Publié le par Rosalie210

Jafar Panahi (2015)

Taxi Téhéran (Taxi)

"Taxi Téhéran" est un formidable témoignage du paradoxe dans lequel est plongé le cinéma iranien. D'un côté il existe dans ce pays une tradition d'éducation à l'image particulièrement poussée qui a fait éclore de grands cinéastes régulièrement primés dans les festivals. De l'autre, l'oppression du régime islamique sur le cinéma est très forte, imposant à l'ensemble du processus de création un code moral extrêmement contraignant et faisant peser sur les cinéastes comme sur le reste de la société une lourde chape de répression.

L'oppression subie par la société iranienne est plus que palpable dans "Taxi Téhéran". Il s'agit en effet d'un film réalisé clandestinement par un cinéaste, Jafar PANAHI qui depuis 2010 n'a plus le droit de réaliser des films, de donner des interviews et de quitter son pays. Face à ce verdict intolérable, Jafar PANAHI a choisi de résister pour ne pas se laisser détruire. Dans "Taxi Téhéran", il s'improvise chauffeur de taxi collectif afin de tromper les autorités mais aussi parce que l'habitacle du véhicule, intermédiaire entre public et privé est un espace de contact et de discussion idéal où la liberté est préservée. L'oppression du régime est évoquée également à la fin du film quand l'avocate Nasrin Sotoudeh spécialiste des droits de l'homme elle aussi interdite d'exercice de son métier monte à bord du véhicule pour donner des nouvelles de l'héroïne d'un ancien film de Jafar PANAHI, "Hors jeu" (2006) qui s'intéressait aux femmes qui bravent l'interdiction de se rendre dans un stade.

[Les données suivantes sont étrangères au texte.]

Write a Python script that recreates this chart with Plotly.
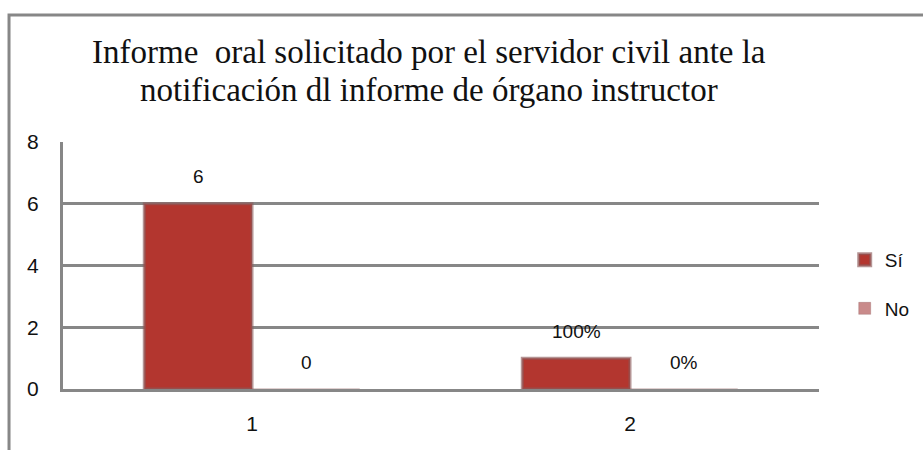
import plotly.graph_objects as go

# chart data
categories = ["1", "2"]
series_names = ["Sí", "No"]
si_values = [6, 1]
no_values = [0, 0]
si_labels = ["6", "100%"]
no_labels = ["0", "0%"]
y_ticks = [0, 2, 4, 6, 8]

title_lines = ["Informe  oral solicitado por el servidor civil ante la",
               "notificación dl informe de órgano instructor"]

GRID = "#878787"
SI_COLOR = "#B3362F"
NO_COLOR = "#C98A8A"
SANS = "Liberation Sans, Arial"
SERIF = "Liberation Serif, Times New Roman"

fig = go.Figure()

fig.add_trace(go.Bar(
    x=categories, y=si_values, name=series_names[0],
    marker=dict(color=SI_COLOR, line=dict(color="rgba(140,90,90,0.65)", width=3)),
    legendgroup="si",
))
fig.add_trace(go.Bar(
    x=categories, y=no_values, name=series_names[1],
    marker=dict(color=NO_COLOR, line=dict(color="rgba(140,90,90,0.3)", width=1)),
    legendgroup="no",
))

# value labels above each bar (shifted to their slot in the group)
annotations = []
for labels, values, shift in ((si_labels, si_values, -54), (no_labels, no_values, 54)):
    for i, (val, lab) in enumerate(zip(values, labels)):
        annotations.append(dict(
            x=i, y=val, xref="x", yref="y", text=lab, showarrow=False,
            xshift=shift, yshift=27, yanchor="middle",
            font=dict(family=SANS, size=19, color="#111111"),
        ))

# two-line title, placed line by line to keep the tight spacing
for line, ypos in zip(title_lines, (1.365, 1.21)):
    annotations.append(dict(
        x=0.484, y=ypos, xref="paper", yref="paper", text=line, showarrow=False,
        xanchor="center", yanchor="middle",
        font=dict(family=SERIF, size=33, color="#111111"),
    ))

fig.update_layout(
    width=923, height=450,
    margin=dict(l=63, r=104, t=142, b=61, autoexpand=False),
    paper_bgcolor="white", plot_bgcolor="white",
    barmode="group", bargap=0.43, bargroupgap=0,
    legend=dict(
        x=1.034, y=0.6, xanchor="left", yanchor="top",
        font=dict(family=SANS, size=19, color="#111111"),
        tracegroupgap=21, itemwidth=30, bgcolor="rgba(0,0,0,0)",
    ),
    annotations=annotations,
    shapes=[dict(
        type="rect", xref="paper", yref="paper",
        x0=-0.0714, x1=1.3, y0=-0.4, y1=1.514,
        line=dict(color=GRID, width=3), fillcolor="rgba(0,0,0,0)", layer="below",
    )],
)

fig.update_yaxes(
    range=[0, 8], tickvals=y_ticks, showgrid=True, gridcolor=GRID, gridwidth=3,
    showline=True, linecolor=GRID, linewidth=3, zeroline=False,
    ticks="", ticklabelstandoff=17, automargin=False,
    tickfont=dict(family=SANS, size=21, color="#111111"),
)
fig.update_xaxes(
    type="category", range=[-0.5, 1.5], showgrid=False,
    showline=True, linecolor=GRID, linewidth=3,
    ticks="", ticklabelstandoff=14, automargin=False,
    tickfont=dict(family=SANS, size=21, color="#111111"),
)

# drop the page's default body margin so the figure sits at the window corner
fig.write_html(
    "out.html",
    config={"displayModeBar": False},
    post_script="document.body.style.margin='0';",
)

Car même s'il se nourrit d'une importante matière documentaire, "Taxi Téhéran" n'en est pas un. Plus exactement, il joue beaucoup sur la frontière ténue entre fiction et réalité. Ainsi on apprend assez vite que les clients du taxi sont en fait des acteurs non professionnels (dont l'anonymat a été préservé pour des raisons de sécurité). L'un d'entre eux démasque en effet le cinéaste et dévoile aussi le dispositif fictionnel du film. Cette volonté de transparence vis à vis du spectateur appuie le discours du film qui oppose les visées moralisatrices du régime à la responsabilité individuelle de juger du bien et du mal à travers le processus de création filmique. L'Etat définit des normes moralisatrices pour l'ensemble de la société qui s'appliquent également aux films "diffusables". Jafar PANAHI effectue une remarquable mise en abyme. Sa nièce munie de sa propre petite caméra doit réaliser un film selon ces normes. Elle se retrouve face à un petit voleur qu'elle essaye de moraliser pour fabriquer un héros positif recevable par les autorités islamiques. Bien entendu il refuse de rendre ce qu'il a pris et évoque pour sa défense les injustices sociales qui brouillent les frontières entre le bien et le mal. Il ne peut le faire que parce qu'il est filmé par Jafar PANAHI qui montre une réalité sociale là où sa nièce doit fabriquer de toutes pièces la fiction que veulent les autorités.